The Townshend Acts or Townshend Duties, refers to a series of British acts of Parliament passed during 1767 and 1768 relating to the British colonies in America. They are named after Charles Townshend, the Chancellor of the Exchequer who proposed the program. Historians vary slightly as to which acts they include under the heading "Townshend Acts", but five are often listed:
- The New York Restraining Act 1767 passed on 5 June 1767
- The Revenue Act 1767 passed on 26 June 1767
- The Indemnity Act 1767 passed on 29 June 1767
- The Commissioners of Customs Act 1767 passed on 29 June 1767
- The Vice Admiralty Court Act 1768 passed on 6 July 1768
The purposes of the acts were to:
- raise revenue in the colonies to pay the salaries of governors and judges so that they would remain loyal to Great Britain
- create more effective means of enforcing compliance with trade regulations
- punish the Province of New York for failing to comply with the 1765 Quartering Act
- establish the precedent that the British Parliament had the right to tax the colonies
The Townshend Acts were met with resistance in the colonies, which eventually resulted in the Boston Massacre of 1770. They placed an indirect tax on glass, lead, paints, paper, and tea, all of which had to be imported from Britain. This form of revenue generation was Townshend's response to the failure of the Stamp Act 1765, which had provided the first form of direct taxation placed upon the colonies. However, the import duties proved to be similarly controversial.
There was widespread protest, and American port cities refused to import British goods, so Parliament began to partially repeal the Townshend duties.
In March 1770, most of the taxes from the Townshend Acts were repealed by Parliament under Frederick, Lord North. However, the import duty on tea was retained in order to demonstrate to the colonists that Parliament held the sovereign authority to tax its colonies, in accordance with the Declaratory Act 1766. The British government continued to tax the American colonies without providing representation in Parliament.
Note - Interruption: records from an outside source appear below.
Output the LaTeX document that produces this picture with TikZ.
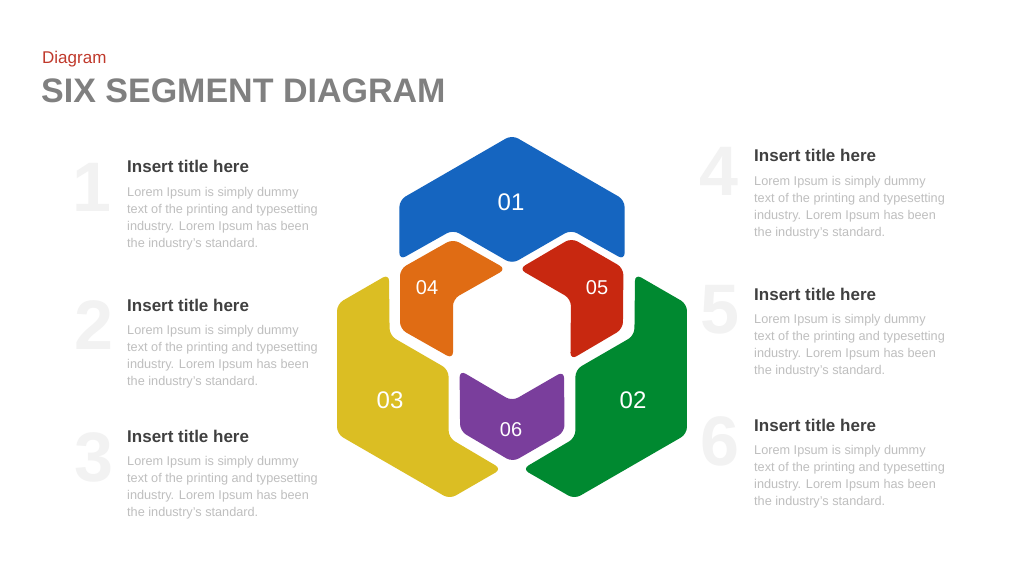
\documentclass[tikz,border=0pt]{standalone}
\usepackage{fontspec}
\setmainfont{Liberation Sans}
\usepackage{xcolor}
\definecolor{seg01}{RGB}{21,101,192}
\definecolor{seg02}{RGB}{0,137,48}
\definecolor{seg03}{RGB}{219,190,35}
\definecolor{seg04}{RGB}{224,108,20}
\definecolor{seg05}{RGB}{200,40,16}
\definecolor{seg06}{RGB}{122,62,156}
\definecolor{headred}{RGB}{192,57,43}
\begin{document}
\begin{tikzpicture}[x=1pt,y=1pt,
  piece/.style={fill=#1, rounded corners=7pt},
  segnum/.style={text=white, font=\fontsize{#1}{#1}\selectfont},
  bignum/.style={text=black!5, font=\fontsize{70}{70}\selectfont\bfseries},
  itemtitle/.style={anchor=base west, inner sep=0, text=black!75,
    font=\fontsize{17}{20}\selectfont\bfseries},
  itemtext/.style={anchor=north west, inner sep=0, align=left, text=black!25,
    font=\fontsize{12.7}{16.8}\selectfont}]
 %\draw [help lines] (0,0) grid [step=50] (1024,576);
 \fill [white] (0,0) rectangle (1024,576);
 \useasboundingbox (0,0) rectangle (1024,576);
 \node [anchor=base west, inner sep=0, text=headred,
   font=\fontsize{17}{20}\selectfont] (kicker) at (42,512) {Diagram};
 \node [anchor=base west, inner sep=0, text=black!50,
   font=\fontsize{34}{40}\selectfont\bfseries] (heading) at (41,473) {SIX SEGMENT DIAGRAM};
 %
 \begin{scope}[shift={(512,243)}]
  \foreach \ang/\col/\dx/\dy in {0/seg01/0/0,-120/seg02/3.5/-2,120/seg03/-3.5/-2}
   \fill [piece=\col, shift={(\dx,\dy)}, rotate=\ang] (0,198) -- (112.6,133) -- (112.6,73)
     -- (59,103.2) -- (0,69.2) -- (-59,103.2) -- (-112.6,73) -- (-112.6,133) -- cycle;
  \foreach \ang/\col in {0/seg04,-120/seg05,120/seg06}
   \fill [piece=\col, rotate=\ang] (-59,94) -- (-6,64) -- (-59,34) -- (-59,-26)
     -- (-112,4) -- (-112,64) -- cycle;
 \end{scope}
 \node [segnum=24] (n01) at (511,374) {01};
 \node [segnum=24] (n02) at (633,176) {02};
 \node [segnum=24] (n03) at (390,176) {03};
 \node [segnum=20] (n04) at (427,288) {04};
 \node [segnum=20] (n05) at (597,288) {05};
 \node [segnum=20] (n06) at (511,146) {06};
 %
 \foreach \k/\nx/\ny/\tx/\ty in {1/92/389/127/403, 2/94/251/127/265, 3/94/119/127/134,
   4/719/405/754/414, 5/720/266/754/276, 6/720/135/754/145}
 {
  \node [bignum] (num\k) at (\nx,\ny) {\k};
  \node [itemtitle] (title\k) at (\tx,\ty) {Insert title here};
  \node [itemtext] (text\k) at (\tx,\ty-14.2) {Lorem Ipsum is simply dummy\\
    text of the printing and typesetting\\industry. Lorem Ipsum has been\\
    the industry's standard.};
 }
\end{tikzpicture}
\end{document}
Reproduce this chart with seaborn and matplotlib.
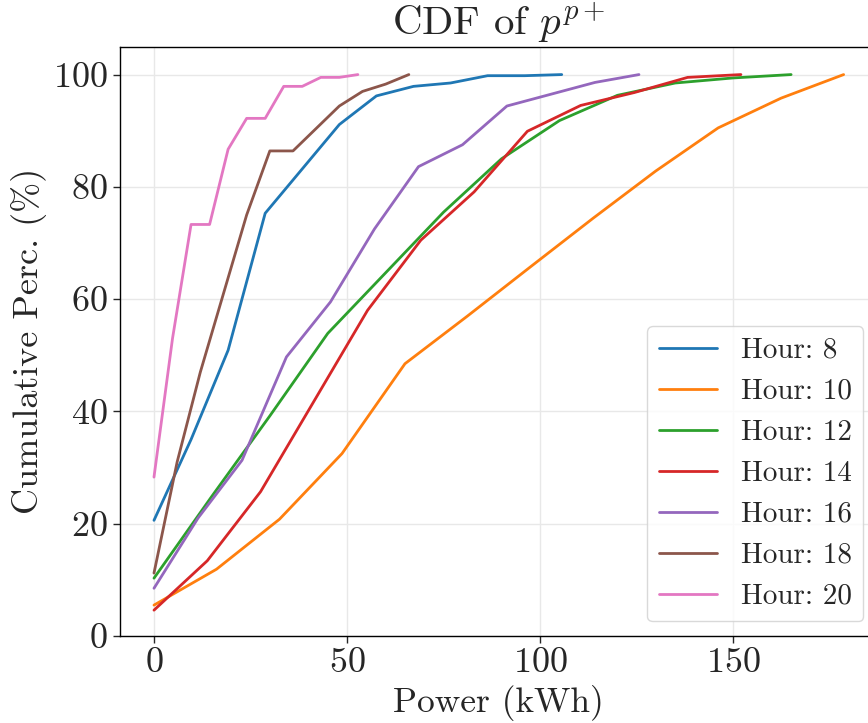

American resentment, corrupt British officials, and abusive enforcement spurred colonial attacks on British ships, including the burning of the Gaspee in 1772. The Townshend Acts' taxation on imported tea was enforced once again by the Tea Act 1773, and this led to the Boston Tea Party in 1773 in which Bostonians destroyed a shipment of taxed tea. Parliament responded with severe punishments in the Intolerable Acts 1774. The Thirteen Colonies drilled their militia units, and war finally erupted in Lexington and Concord in April 1775, launching the American Revolution.